# Exercise goal
Start at the first line of the material below and retype each line through the one containing "phaseorange, anchor=east] (construction)", exactly.

# Dataset content
▼

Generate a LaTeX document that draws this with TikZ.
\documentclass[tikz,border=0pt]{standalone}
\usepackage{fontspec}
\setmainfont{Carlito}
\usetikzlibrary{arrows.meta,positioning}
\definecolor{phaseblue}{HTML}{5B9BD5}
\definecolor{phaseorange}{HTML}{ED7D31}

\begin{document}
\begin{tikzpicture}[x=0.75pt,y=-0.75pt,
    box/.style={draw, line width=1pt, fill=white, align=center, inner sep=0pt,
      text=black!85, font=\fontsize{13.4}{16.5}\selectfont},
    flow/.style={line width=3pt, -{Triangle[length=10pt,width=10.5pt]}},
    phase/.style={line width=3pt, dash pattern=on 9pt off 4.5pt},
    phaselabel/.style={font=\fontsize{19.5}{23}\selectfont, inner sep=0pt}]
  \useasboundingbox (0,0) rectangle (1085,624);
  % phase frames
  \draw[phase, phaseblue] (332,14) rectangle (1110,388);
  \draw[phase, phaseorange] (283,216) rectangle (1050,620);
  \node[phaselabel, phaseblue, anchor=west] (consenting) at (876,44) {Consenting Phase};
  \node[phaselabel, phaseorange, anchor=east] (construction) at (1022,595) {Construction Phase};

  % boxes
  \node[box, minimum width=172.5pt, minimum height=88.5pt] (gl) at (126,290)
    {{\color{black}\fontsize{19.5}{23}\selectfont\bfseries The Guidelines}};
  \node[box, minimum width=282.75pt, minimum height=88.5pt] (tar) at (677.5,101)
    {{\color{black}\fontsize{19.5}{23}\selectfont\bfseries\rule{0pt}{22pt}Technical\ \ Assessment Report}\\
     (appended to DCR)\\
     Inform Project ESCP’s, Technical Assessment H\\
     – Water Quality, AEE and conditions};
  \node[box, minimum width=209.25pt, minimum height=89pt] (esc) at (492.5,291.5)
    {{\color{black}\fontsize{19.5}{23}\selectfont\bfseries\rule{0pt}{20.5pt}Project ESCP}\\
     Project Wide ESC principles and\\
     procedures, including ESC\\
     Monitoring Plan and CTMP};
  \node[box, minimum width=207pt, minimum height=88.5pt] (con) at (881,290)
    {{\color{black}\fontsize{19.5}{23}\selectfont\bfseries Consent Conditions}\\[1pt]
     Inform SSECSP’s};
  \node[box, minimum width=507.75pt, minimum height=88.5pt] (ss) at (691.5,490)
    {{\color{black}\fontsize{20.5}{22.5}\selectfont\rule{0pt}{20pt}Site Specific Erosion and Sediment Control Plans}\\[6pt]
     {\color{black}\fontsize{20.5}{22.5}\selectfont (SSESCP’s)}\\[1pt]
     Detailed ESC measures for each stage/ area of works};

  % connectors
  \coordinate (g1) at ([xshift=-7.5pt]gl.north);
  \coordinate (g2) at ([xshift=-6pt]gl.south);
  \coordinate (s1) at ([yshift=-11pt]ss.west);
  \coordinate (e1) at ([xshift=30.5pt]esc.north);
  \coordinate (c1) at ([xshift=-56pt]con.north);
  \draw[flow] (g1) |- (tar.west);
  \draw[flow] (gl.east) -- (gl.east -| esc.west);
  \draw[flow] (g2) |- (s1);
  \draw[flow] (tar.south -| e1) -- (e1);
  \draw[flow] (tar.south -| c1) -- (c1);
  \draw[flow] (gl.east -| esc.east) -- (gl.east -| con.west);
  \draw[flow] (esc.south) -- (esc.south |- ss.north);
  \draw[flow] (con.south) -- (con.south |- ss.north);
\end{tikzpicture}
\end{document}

▲

# Exercise output
Generate a LaTeX document that draws this with TikZ.
\documentclass[tikz,border=0pt]{standalone}
\usepackage{fontspec}
\setmainfont{Carlito}
\usetikzlibrary{arrows.meta,positioning}
\definecolor{phaseblue}{HTML}{5B9BD5}
\definecolor{phaseorange}{HTML}{ED7D31}

\begin{document}
\begin{tikzpicture}[x=0.75pt,y=-0.75pt,
    box/.style={draw, line width=1pt, fill=white, align=center, inner sep=0pt,
      text=black!85, font=\fontsize{13.4}{16.5}\selectfont},
    flow/.style={line width=3pt, -{Triangle[length=10pt,width=10.5pt]}},
    phase/.style={line width=3pt, dash pattern=on 9pt off 4.5pt},
    phaselabel/.style={font=\fontsize{19.5}{23}\selectfont, inner sep=0pt}]
  \useasboundingbox (0,0) rectangle (1085,624);
  % phase frames
  \draw[phase, phaseblue] (332,14) rectangle (1110,388);
  \draw[phase, phaseorange] (283,216) rectangle (1050,620);
  \node[phaselabel, phaseblue, anchor=west] (consenting) at (876,44) {Consenting Phase};
  \node[phaselabel, phaseorange, anchor=east] (construction) at (1022,595) {Construction Phase};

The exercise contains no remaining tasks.